Es geht darum, von den eigenen Bedürfnissen, Interessen, Wünschen zu sprechen, ohne irgendeine Garantie, dass diese tatsächlich erfüllt werden. Aber sie zu benennen ist wichtig. Denn meistens wissen die Menschen hauptsächlich, was der oder die andere anders machen soll oder muss. Das wird dann als Vorwurf und Schuldzuweisung ausgesprochen. Und wirkt direkt als Brandverstärker –  hinein in die Eskalation. Es ist erstaunlich, wie schwierig die Benennung eigener Bedürfnisse ist. Und wie viel leichter es uns fällt, dem anderen zu sagen, was er zu tun hätte.

Aktives Zuhören ist genauso wichtig.
Ja, wirklich zuhören, was der andere sagt, ohne zu unterbrechen und ohne an die eigene Antwort zu denken. Aktives Zuhören bedeutet auch, über die Worte hinaus den ganzen Menschen wahrzunehmen. Dadurch wird dann erst wirklich klar, worum es ihr oder ihm geht. Und um sicher zu sein, was man verstanden hat, soll zusammenfassend nachgefragt werden, was man meint, gehört zu haben. Erst wenn das bestätigt wird, soll die eigene Antwort ausgesprochen werden. Es ist erstaunlich, wie schwer das Zuhören ist!

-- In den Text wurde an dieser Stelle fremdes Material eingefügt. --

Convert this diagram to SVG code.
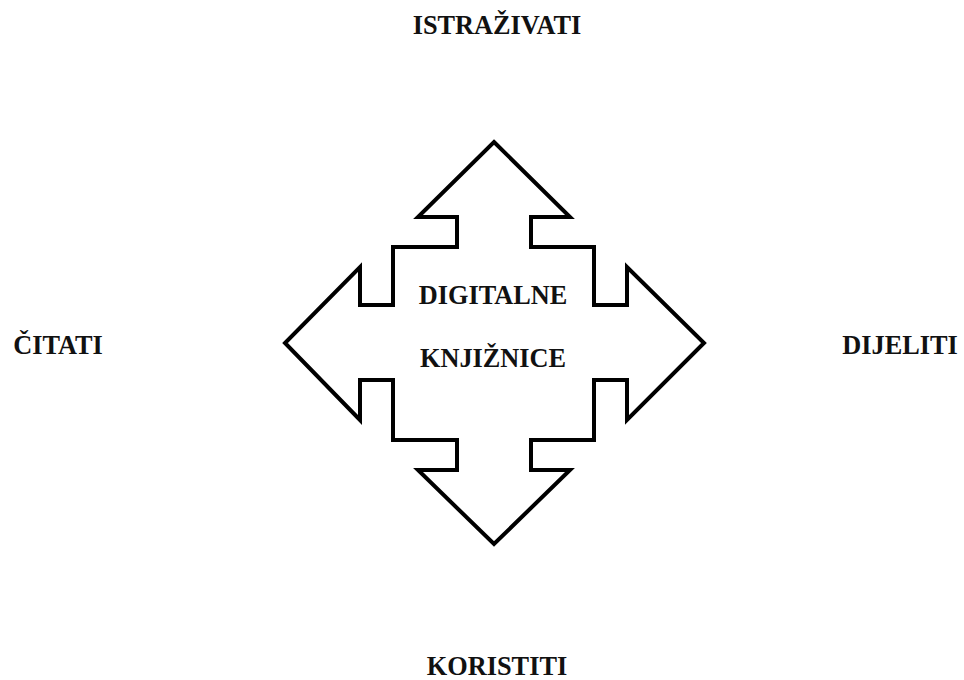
<svg xmlns="http://www.w3.org/2000/svg" width="964" height="680" viewBox="0 0 964 680">
<style>
.t{font-family:"Liberation Serif","Times New Roman",serif;font-weight:bold;font-size:26.3px;fill:#111;text-anchor:middle}
.shape{fill:#fff;stroke:#000;stroke-width:4;stroke-linejoin:miter}
</style>
<rect width="964" height="680" fill="#fff"/>
<g id="center">
<path class="shape" d="M494,142 L570,217 L531,217 L531,247 L594,247 L594,305 L627,305 L627,267 L704,343 L627,420 L627,380 L594,380 L594,440 L531,440 L531,470 L570,470 L494,544 L418,470 L457,470 L457,440 L393,440 L393,380 L360,380 L360,420 L285,343 L360,267 L360,305 L393,305 L393,247 L457,247 L457,217 L418,217 Z"/>
<text class="t" x="493" y="304">DIGITALNE</text>
<text class="t" x="493" y="367">KNJIŽNICE</text>
</g>
<g id="connectors"></g>
<g id="istrazivati"><text class="t" x="497" y="34">ISTRAŽIVATI</text></g>
<g id="citati"><text class="t" x="58" y="354">ČITATI</text></g>
<g id="dijeliti"><text class="t" x="900" y="354">DIJELITI</text></g>
<g id="koristiti"><text class="t" x="497" y="675">KORISTITI</text></g>
</svg>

Macht es einen Unterschied, ob es sich beim Streit  um ein   Missverständnis oder eine Meinungsverschiedenheit handelt?
Ein Missverständnis   ist kein Konflikt im eigentlichen Sinn und kann einfach berichtigt werden. Nur leider kann es auch geschehen, dass aus dem Missverständnis ein Konflikt wird, wenn es nicht aufgeklärt wird.

Einer Ihrer Grundsätze für Konflikte bezieht sich auf den Umgang mit den eigenen Fehlern. Wie wichtig ist es, gerade bei einem Streit eigene Fehler einzugestehen?
Das kann man nicht generell beantworten, weil das vom jeweiligen Streit abhängt. Jedenfalls kann es sinnvoll sein, dem oder der anderen entgegenzukommen, indem eigene Fehler eingeräumt werden.

Kann man sich fit fürs Streiten machen?
Ja, es verlangt allerdings Einsatz. Es verbessert aber die Lebensqualität ungemein!

Wie wichtig ist Zeit beim Streiten?
Den richtigen Zeitpunkt für ein klärendes Gespräch zu finden, das ist eine der zentralen Herausforderungen.

Wann ist Streit erfolgreich beigelegt?
Das spürt man. Gefühle und Gedanken sind dann nämlich in Höchstform.